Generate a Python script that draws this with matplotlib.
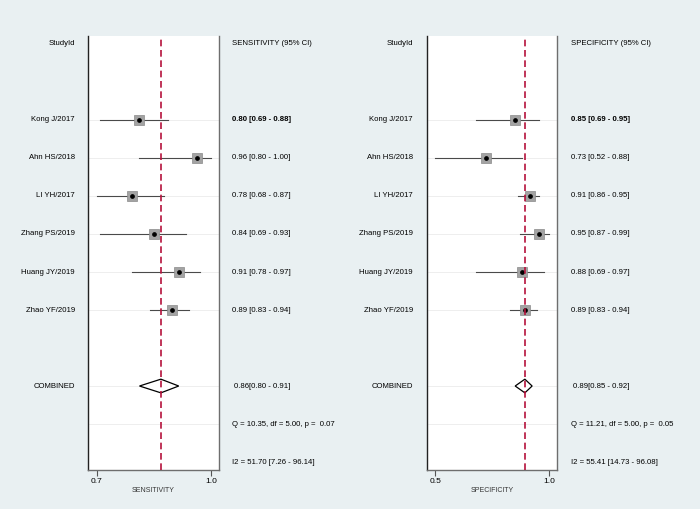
import matplotlib
matplotlib.use("Agg")
import matplotlib.pyplot as plt
from matplotlib.transforms import blended_transform_factory
from matplotlib.patches import Polygon

plt.rcParams['font.family'] = ['Liberation Sans', 'DejaVu Sans']

studies = ["Kong J/2017", "Ahn HS/2018", "LI YH/2017", "Zhang PS/2019", "Huang JY/2019", "Zhao YF/2019"]

sens = [0.80, 0.96, 0.78, 0.84, 0.91, 0.89]
sens_lo = [0.69, 0.80, 0.68, 0.69, 0.78, 0.83]
sens_hi = [0.88, 1.00, 0.87, 0.93, 0.97, 0.94]
sens_comb = [0.86, 0.80, 0.91]
sens_txt = ["0.80 [0.69 - 0.88]", "0.96 [0.80 - 1.00]", "0.78 [0.68 - 0.87]",
            "0.84 [0.69 - 0.93]", "0.91 [0.78 - 0.97]", "0.89 [0.83 - 0.94]"]
sens_comb_txt = "0.86[0.80 - 0.91]"
sens_q = "Q = 10.35, df = 5.00, p =  0.07"
sens_i2 = "I2 = 51.70 [7.26 - 96.14]"

spec = [0.85, 0.73, 0.91, 0.95, 0.88, 0.89]
spec_lo = [0.69, 0.52, 0.86, 0.87, 0.69, 0.83]
spec_hi = [0.95, 0.88, 0.95, 0.99, 0.97, 0.94]
spec_comb = [0.89, 0.85, 0.92]
spec_txt = ["0.85 [0.69 - 0.95]", "0.73 [0.52 - 0.88]", "0.91 [0.86 - 0.95]",
            "0.95 [0.87 - 0.99]", "0.88 [0.69 - 0.97]", "0.89 [0.83 - 0.94]"]
spec_comb_txt = "0.89[0.85 - 0.92]"
spec_q = "Q = 11.21, df = 5.00, p =  0.05"
spec_i2 = "I2 = 55.41 [14.73 - 96.08]"

bg = "#E9F0F2"
fs = 5.6

fig = plt.figure(figsize=(7, 5.09), dpi=100)
fig.patch.set_facecolor(bg)


def panel(ax_rect, lab_x, txt_x, est, lo, hi, comb, txt, comb_txt, q, i2, head, xlab, xlim):
    ax = fig.add_axes(ax_rect)
    ax.set_facecolor("white")
    rows = list(range(2, 2 + len(est)))
    for r in rows + [9, 10]:
        ax.axhline(r, color="#EBEBEB", lw=0.6, zorder=0)
    for r, e, l, h in zip(rows, est, lo, hi):
        ax.plot([l, h], [r, r], color="#4A4A4A", lw=0.8, zorder=2)
        ax.plot(e, r, marker="s", ms=7, color="#A3A3A3", mec="#8A8A8A", mew=0.5, zorder=3)
        ax.plot(e, r, marker="o", ms=2.4, color="black", zorder=4)
    # combined diamond
    c, cl, ch = comb
    dia = Polygon([[cl, 9], [c, 8.82], [ch, 9], [c, 9.18]], closed=True,
                  facecolor="white", edgecolor="black", lw=0.9, zorder=3)
    ax.add_patch(dia)
    ax.axvline(c, color="#B5123C", lw=1.2, ls=(0, (4, 2.2)), zorder=5)

    ax.set_xlim(*xlim)
    ax.set_ylim(11.21, -0.21)
    ax.set_yticks([])
    tks = [min(lo), max(hi)]
    ax.set_xticks(tks)
    ax.set_xticklabels(["%.1f" % t for t in tks], fontsize=6)
    ax.tick_params(axis="x", length=4, width=0.8, color="#555555", pad=2)
    ax.set_xlabel(xlab, fontsize=5, labelpad=1.5, color="#333333")
    ax.spines["top"].set_visible(False)
    ax.spines["left"].set_color("#222222")
    ax.spines["right"].set_color("#6E6E6E")
    ax.spines["bottom"].set_color("#6E6E6E")
    for s in ["left", "right", "bottom"]:
        ax.spines[s].set_linewidth(1.0)

    tr = blended_transform_factory(fig.transFigure, ax.transData)
    ax.text(lab_x, 0, "StudyId", transform=tr, ha="right", va="center", fontsize=fs, clip_on=False)
    ax.text(txt_x, 0, head, transform=tr, ha="left", va="center", fontsize=fs, clip_on=False)
    for i, (r, s, t) in enumerate(zip(rows, studies, txt)):
        ax.text(lab_x, r, s, transform=tr, ha="right", va="center", fontsize=fs, clip_on=False)
        ax.text(txt_x, r, t, transform=tr, ha="left", va="center", fontsize=fs,
                fontweight="bold" if i == 0 else "normal", clip_on=False)
    ax.text(lab_x, 9, "COMBINED", transform=tr, ha="right", va="center", fontsize=fs, clip_on=False)
    ax.text(txt_x + 0.003, 9, comb_txt, transform=tr, ha="left", va="center", fontsize=fs, clip_on=False)
    ax.text(txt_x, 10, q, transform=tr, ha="left", va="center", fontsize=fs, clip_on=False)
    ax.text(txt_x, 11, i2, transform=tr, ha="left", va="center", fontsize=fs, clip_on=False)
    return ax


panel([88 / 700, 39 / 509, 131 / 700, 434 / 509], 75 / 700, 232 / 700,
      sens, sens_lo, sens_hi, sens_comb, sens_txt, sens_comb_txt, sens_q, sens_i2,
      "SENSITIVITY (95% CI)", "SENSITIVITY", (0.6556, 1.023))
panel([427 / 700, 39 / 509, 130.3 / 700, 434 / 509], 413 / 700, 571 / 700,
      spec, spec_lo, spec_hi, spec_comb, spec_txt, spec_comb_txt, spec_q, spec_i2,
      "SPECIFICITY (95% CI)", "SPECIFICITY", (0.4857, 1.024))

fig.savefig("out.png", dpi=100, facecolor=bg)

==============================

__THE REQUEST__. Quote in full the listing given above; the images are to be left out.

__SOLUTION__.
Generate a Python script that draws this with matplotlib.
import matplotlib
matplotlib.use("Agg")
import matplotlib.pyplot as plt
from matplotlib.transforms import blended_transform_factory
from matplotlib.patches import Polygon

plt.rcParams['font.family'] = ['Liberation Sans', 'DejaVu Sans']

studies = ["Kong J/2017", "Ahn HS/2018", "LI YH/2017", "Zhang PS/2019", "Huang JY/2019", "Zhao YF/2019"]

sens = [0.80, 0.96, 0.78, 0.84, 0.91, 0.89]
sens_lo = [0.69, 0.80, 0.68, 0.69, 0.78, 0.83]
sens_hi = [0.88, 1.00, 0.87, 0.93, 0.97, 0.94]
sens_comb = [0.86, 0.80, 0.91]
sens_txt = ["0.80 [0.69 - 0.88]", "0.96 [0.80 - 1.00]", "0.78 [0.68 - 0.87]",
            "0.84 [0.69 - 0.93]", "0.91 [0.78 - 0.97]", "0.89 [0.83 - 0.94]"]
sens_comb_txt = "0.86[0.80 - 0.91]"
sens_q = "Q = 10.35, df = 5.00, p =  0.07"
sens_i2 = "I2 = 51.70 [7.26 - 96.14]"

spec = [0.85, 0.73, 0.91, 0.95, 0.88, 0.89]
spec_lo = [0.69, 0.52, 0.86, 0.87, 0.69, 0.83]
spec_hi = [0.95, 0.88, 0.95, 0.99, 0.97, 0.94]
spec_comb = [0.89, 0.85, 0.92]
spec_txt = ["0.85 [0.69 - 0.95]", "0.73 [0.52 - 0.88]", "0.91 [0.86 - 0.95]",
            "0.95 [0.87 - 0.99]", "0.88 [0.69 - 0.97]", "0.89 [0.83 - 0.94]"]
spec_comb_txt = "0.89[0.85 - 0.92]"
spec_q = "Q = 11.21, df = 5.00, p =  0.05"
spec_i2 = "I2 = 55.41 [14.73 - 96.08]"

bg = "#E9F0F2"
fs = 5.6

fig = plt.figure(figsize=(7, 5.09), dpi=100)
fig.patch.set_facecolor(bg)


def panel(ax_rect, lab_x, txt_x, est, lo, hi, comb, txt, comb_txt, q, i2, head, xlab, xlim):
    ax = fig.add_axes(ax_rect)
    ax.set_facecolor("white")
    rows = list(range(2, 2 + len(est)))
    for r in rows + [9, 10]:
        ax.axhline(r, color="#EBEBEB", lw=0.6, zorder=0)
    for r, e, l, h in zip(rows, est, lo, hi):
        ax.plot([l, h], [r, r], color="#4A4A4A", lw=0.8, zorder=2)
        ax.plot(e, r, marker="s", ms=7, color="#A3A3A3", mec="#8A8A8A", mew=0.5, zorder=3)
        ax.plot(e, r, marker="o", ms=2.4, color="black", zorder=4)
    # combined diamond
    c, cl, ch = comb
    dia = Polygon([[cl, 9], [c, 8.82], [ch, 9], [c, 9.18]], closed=True,
                  facecolor="white", edgecolor="black", lw=0.9, zorder=3)
    ax.add_patch(dia)
    ax.axvline(c, color="#B5123C", lw=1.2, ls=(0, (4, 2.2)), zorder=5)

    ax.set_xlim(*xlim)
    ax.set_ylim(11.21, -0.21)
    ax.set_yticks([])
    tks = [min(lo), max(hi)]
    ax.set_xticks(tks)
    ax.set_xticklabels(["%.1f" % t for t in tks], fontsize=6)
    ax.tick_params(axis="x", length=4, width=0.8, color="#555555", pad=2)
    ax.set_xlabel(xlab, fontsize=5, labelpad=1.5, color="#333333")
    ax.spines["top"].set_visible(False)
    ax.spines["left"].set_color("#222222")
    ax.spines["right"].set_color("#6E6E6E")
    ax.spines["bottom"].set_color("#6E6E6E")
    for s in ["left", "right", "bottom"]:
        ax.spines[s].set_linewidth(1.0)

    tr = blended_transform_factory(fig.transFigure, ax.transData)
    ax.text(lab_x, 0, "StudyId", transform=tr, ha="right", va="center", fontsize=fs, clip_on=False)
    ax.text(txt_x, 0, head, transform=tr, ha="left", va="center", fontsize=fs, clip_on=False)
    for i, (r, s, t) in enumerate(zip(rows, studies, txt)):
        ax.text(lab_x, r, s, transform=tr, ha="right", va="center", fontsize=fs, clip_on=False)
        ax.text(txt_x, r, t, transform=tr, ha="left", va="center", fontsize=fs,
                fontweight="bold" if i == 0 else "normal", clip_on=False)
    ax.text(lab_x, 9, "COMBINED", transform=tr, ha="right", va="center", fontsize=fs, clip_on=False)
    ax.text(txt_x + 0.003, 9, comb_txt, transform=tr, ha="left", va="center", fontsize=fs, clip_on=False)
    ax.text(txt_x, 10, q, transform=tr, ha="left", va="center", fontsize=fs, clip_on=False)
    ax.text(txt_x, 11, i2, transform=tr, ha="left", va="center", fontsize=fs, clip_on=False)
    return ax


panel([88 / 700, 39 / 509, 131 / 700, 434 / 509], 75 / 700, 232 / 700,
      sens, sens_lo, sens_hi, sens_comb, sens_txt, sens_comb_txt, sens_q, sens_i2,
      "SENSITIVITY (95% CI)", "SENSITIVITY", (0.6556, 1.023))
panel([427 / 700, 39 / 509, 130.3 / 700, 434 / 509], 413 / 700, 571 / 700,
      spec, spec_lo, spec_hi, spec_comb, spec_txt, spec_comb_txt, spec_q, spec_i2,
      "SPECIFICITY (95% CI)", "SPECIFICITY", (0.4857, 1.024))

fig.savefig("out.png", dpi=100, facecolor=bg)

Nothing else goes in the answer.